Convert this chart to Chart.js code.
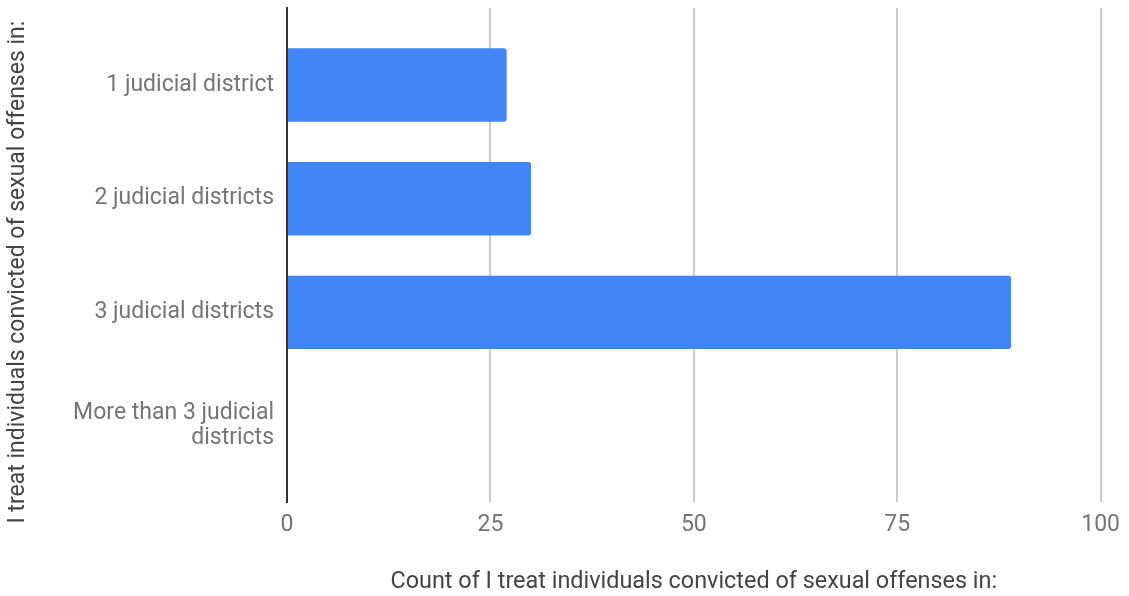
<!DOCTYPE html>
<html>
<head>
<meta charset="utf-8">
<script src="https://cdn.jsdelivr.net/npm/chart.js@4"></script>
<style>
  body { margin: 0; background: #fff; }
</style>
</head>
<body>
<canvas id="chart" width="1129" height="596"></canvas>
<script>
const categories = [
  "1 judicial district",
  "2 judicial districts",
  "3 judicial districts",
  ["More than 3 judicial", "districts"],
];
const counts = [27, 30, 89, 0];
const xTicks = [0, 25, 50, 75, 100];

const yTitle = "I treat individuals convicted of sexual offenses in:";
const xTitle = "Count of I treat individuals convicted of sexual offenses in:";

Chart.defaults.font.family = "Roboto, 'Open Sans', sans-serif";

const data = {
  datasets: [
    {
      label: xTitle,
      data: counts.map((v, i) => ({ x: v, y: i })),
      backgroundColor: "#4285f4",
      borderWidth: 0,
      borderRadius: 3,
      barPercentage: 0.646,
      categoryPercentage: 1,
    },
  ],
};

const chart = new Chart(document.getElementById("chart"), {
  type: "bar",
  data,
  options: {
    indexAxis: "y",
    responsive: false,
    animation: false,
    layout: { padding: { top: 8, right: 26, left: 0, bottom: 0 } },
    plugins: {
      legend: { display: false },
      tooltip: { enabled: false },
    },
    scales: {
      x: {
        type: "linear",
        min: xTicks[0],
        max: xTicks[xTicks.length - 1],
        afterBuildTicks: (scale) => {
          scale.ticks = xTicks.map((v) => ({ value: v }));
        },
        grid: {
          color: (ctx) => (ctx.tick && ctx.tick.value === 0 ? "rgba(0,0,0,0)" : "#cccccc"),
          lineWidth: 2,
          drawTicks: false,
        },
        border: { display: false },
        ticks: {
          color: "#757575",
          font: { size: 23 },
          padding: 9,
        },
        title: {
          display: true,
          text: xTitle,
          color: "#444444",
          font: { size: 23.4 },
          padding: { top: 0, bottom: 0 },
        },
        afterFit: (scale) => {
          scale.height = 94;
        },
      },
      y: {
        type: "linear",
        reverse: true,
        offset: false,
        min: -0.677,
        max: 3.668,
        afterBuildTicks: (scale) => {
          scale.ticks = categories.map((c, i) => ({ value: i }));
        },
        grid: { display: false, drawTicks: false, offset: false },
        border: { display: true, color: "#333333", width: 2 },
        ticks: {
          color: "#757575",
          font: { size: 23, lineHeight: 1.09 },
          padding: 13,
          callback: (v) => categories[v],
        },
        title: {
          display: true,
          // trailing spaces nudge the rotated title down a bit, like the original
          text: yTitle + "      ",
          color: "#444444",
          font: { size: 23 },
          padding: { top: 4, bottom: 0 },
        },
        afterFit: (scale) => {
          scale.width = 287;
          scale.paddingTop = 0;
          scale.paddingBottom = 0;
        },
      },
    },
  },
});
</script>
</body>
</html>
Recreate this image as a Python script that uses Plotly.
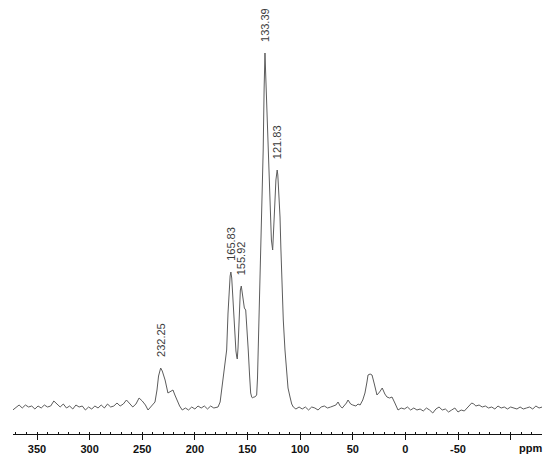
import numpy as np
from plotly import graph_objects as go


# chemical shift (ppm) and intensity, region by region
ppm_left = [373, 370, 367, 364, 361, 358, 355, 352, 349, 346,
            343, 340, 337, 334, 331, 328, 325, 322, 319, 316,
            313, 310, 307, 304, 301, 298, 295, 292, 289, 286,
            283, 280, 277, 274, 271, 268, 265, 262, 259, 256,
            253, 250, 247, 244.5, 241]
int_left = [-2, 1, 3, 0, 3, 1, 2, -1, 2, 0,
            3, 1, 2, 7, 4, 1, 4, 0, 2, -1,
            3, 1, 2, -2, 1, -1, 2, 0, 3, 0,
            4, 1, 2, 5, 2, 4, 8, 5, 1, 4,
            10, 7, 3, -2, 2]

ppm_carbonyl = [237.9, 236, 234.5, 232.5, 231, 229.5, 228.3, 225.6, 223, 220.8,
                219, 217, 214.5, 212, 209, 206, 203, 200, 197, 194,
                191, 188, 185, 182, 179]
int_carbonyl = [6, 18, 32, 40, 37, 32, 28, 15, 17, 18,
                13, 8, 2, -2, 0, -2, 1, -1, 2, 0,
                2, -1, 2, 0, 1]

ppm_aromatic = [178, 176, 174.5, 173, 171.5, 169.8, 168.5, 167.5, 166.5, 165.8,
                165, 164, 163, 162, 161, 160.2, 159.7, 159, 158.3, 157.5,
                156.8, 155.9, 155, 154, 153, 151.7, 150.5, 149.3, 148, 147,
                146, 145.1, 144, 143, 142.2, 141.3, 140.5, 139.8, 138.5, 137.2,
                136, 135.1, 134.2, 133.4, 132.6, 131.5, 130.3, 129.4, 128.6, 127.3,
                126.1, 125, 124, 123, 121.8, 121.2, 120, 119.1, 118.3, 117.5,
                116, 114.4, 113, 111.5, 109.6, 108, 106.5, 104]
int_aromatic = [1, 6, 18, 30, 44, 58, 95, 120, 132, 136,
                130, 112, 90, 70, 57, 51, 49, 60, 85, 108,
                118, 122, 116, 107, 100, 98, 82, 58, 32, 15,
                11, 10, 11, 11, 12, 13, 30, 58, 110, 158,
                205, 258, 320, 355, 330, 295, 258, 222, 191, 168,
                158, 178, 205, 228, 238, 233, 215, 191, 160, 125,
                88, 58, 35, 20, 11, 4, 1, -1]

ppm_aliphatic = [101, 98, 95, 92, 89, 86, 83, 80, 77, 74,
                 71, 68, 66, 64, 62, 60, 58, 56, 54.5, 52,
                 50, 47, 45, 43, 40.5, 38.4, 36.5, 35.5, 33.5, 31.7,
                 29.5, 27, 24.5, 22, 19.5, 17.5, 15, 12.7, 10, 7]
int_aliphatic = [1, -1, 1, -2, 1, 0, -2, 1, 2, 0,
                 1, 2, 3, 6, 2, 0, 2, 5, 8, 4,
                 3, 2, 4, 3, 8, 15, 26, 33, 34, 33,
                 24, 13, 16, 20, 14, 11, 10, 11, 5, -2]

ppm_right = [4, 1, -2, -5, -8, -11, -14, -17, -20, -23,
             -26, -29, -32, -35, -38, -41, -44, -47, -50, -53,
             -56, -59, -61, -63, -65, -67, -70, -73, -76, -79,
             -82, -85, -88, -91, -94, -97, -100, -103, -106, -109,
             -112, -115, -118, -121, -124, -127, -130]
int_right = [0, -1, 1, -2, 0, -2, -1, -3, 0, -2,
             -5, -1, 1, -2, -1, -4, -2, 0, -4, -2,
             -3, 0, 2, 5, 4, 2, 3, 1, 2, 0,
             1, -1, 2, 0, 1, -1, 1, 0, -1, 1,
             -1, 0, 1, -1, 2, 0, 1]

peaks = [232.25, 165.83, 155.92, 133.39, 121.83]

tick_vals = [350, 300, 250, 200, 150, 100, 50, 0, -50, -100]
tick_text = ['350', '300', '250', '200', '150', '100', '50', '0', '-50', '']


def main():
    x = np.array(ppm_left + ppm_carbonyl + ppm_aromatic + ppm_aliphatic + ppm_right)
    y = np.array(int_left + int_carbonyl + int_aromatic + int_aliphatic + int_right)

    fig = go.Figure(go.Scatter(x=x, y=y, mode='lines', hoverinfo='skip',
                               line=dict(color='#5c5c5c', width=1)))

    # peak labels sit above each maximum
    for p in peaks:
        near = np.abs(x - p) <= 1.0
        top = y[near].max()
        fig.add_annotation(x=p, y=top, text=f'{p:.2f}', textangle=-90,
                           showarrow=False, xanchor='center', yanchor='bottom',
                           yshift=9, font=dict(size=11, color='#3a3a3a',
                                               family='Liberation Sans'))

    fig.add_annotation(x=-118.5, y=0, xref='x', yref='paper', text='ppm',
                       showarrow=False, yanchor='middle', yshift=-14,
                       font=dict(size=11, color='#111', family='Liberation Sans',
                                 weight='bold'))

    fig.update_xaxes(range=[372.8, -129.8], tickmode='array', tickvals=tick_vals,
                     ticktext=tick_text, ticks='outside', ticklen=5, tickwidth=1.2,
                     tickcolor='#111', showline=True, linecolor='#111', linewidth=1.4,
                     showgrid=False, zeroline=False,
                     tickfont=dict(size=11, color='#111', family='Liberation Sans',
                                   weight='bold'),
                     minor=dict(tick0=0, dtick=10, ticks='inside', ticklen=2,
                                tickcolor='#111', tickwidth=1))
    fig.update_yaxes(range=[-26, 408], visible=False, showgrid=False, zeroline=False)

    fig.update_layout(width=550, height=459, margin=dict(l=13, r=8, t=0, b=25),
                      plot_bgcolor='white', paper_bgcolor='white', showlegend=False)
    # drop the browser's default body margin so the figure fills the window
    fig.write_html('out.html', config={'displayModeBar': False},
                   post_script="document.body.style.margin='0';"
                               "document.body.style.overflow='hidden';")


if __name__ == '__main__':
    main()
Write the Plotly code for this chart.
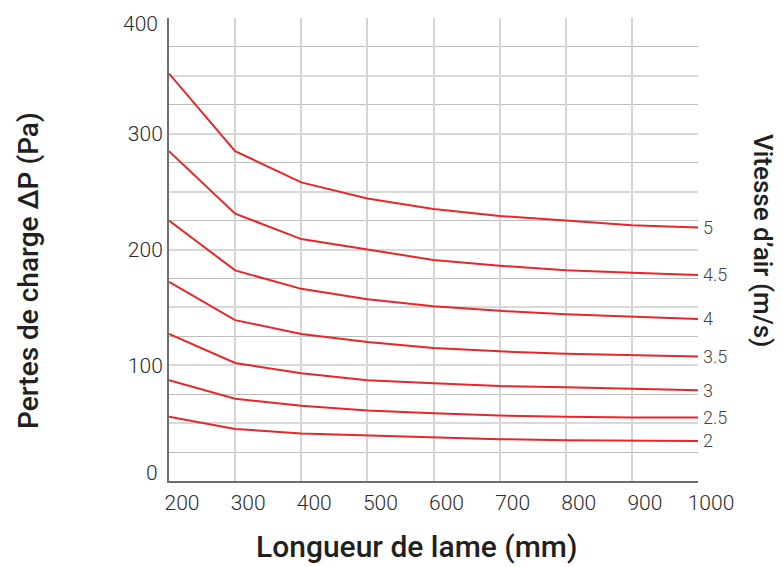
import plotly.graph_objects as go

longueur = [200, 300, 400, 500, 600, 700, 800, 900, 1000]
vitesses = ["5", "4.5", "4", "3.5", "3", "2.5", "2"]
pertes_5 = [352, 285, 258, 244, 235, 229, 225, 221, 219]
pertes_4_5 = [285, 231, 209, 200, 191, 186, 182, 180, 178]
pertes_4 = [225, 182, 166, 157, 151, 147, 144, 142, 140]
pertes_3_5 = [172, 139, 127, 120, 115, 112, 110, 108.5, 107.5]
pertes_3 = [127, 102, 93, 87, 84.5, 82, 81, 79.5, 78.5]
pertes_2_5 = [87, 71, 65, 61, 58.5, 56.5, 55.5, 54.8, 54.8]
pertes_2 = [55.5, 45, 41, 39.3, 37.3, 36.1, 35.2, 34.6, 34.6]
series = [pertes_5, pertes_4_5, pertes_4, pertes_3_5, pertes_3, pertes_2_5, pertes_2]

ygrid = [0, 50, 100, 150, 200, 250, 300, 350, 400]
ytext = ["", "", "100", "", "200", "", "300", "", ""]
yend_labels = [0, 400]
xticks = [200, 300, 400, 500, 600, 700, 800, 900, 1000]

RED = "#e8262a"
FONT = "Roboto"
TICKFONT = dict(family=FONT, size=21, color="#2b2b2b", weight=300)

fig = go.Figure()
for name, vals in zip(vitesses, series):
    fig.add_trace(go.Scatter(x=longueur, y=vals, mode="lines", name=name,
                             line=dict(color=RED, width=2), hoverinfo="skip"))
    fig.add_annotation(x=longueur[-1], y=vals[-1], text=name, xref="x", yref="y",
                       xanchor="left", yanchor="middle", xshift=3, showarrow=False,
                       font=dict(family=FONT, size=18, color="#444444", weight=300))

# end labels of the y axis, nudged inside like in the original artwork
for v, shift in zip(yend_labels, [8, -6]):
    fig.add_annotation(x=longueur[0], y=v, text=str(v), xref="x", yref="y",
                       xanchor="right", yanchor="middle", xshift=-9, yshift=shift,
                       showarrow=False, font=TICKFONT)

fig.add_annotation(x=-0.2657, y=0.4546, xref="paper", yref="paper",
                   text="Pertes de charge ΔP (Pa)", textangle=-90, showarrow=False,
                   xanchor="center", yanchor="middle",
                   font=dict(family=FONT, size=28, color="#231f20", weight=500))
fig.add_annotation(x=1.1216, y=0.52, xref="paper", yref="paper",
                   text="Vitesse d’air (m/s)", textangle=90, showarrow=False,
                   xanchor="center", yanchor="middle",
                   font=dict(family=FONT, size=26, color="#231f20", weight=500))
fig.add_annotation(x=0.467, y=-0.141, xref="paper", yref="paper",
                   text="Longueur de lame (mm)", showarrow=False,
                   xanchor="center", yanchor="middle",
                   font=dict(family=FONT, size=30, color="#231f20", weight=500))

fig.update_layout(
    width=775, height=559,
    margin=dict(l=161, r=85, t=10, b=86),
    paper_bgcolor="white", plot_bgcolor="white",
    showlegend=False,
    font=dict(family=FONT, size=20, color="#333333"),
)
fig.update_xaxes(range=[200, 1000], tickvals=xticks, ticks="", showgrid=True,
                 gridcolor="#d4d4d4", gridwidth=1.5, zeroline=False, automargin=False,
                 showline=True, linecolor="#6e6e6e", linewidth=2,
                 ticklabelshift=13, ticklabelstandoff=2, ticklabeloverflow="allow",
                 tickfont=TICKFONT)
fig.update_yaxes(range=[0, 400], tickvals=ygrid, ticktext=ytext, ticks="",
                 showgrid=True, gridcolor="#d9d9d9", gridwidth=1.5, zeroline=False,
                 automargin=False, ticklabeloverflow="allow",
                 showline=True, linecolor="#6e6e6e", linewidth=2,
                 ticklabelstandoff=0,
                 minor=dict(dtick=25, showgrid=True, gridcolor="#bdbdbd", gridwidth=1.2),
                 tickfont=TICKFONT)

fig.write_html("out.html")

GOAL OF THE EXERCISE:
Take the lines from the start of the material to the line with "of I treat individuals", both included, and transcribe them exactly without the pictures.

OUTPUT BELOW:
Convert this chart to Chart.js code.
<!DOCTYPE html>
<html>
<head>
<meta charset="utf-8">
<script src="https://cdn.jsdelivr.net/npm/chart.js@4"></script>
<style>
  body { margin: 0; background: #fff; }
</style>
</head>
<body>
<canvas id="chart" width="1129" height="596"></canvas>
<script>
const categories = [
  "1 judicial district",
  "2 judicial districts",
  "3 judicial districts",
  ["More than 3 judicial", "districts"],
];
const counts = [27, 30, 89, 0];
const xTicks = [0, 25, 50, 75, 100];

const yTitle = "I treat individuals convicted of sexual offenses in:";
const xTitle = "Count of I treat individuals convicted of sexual offenses in:";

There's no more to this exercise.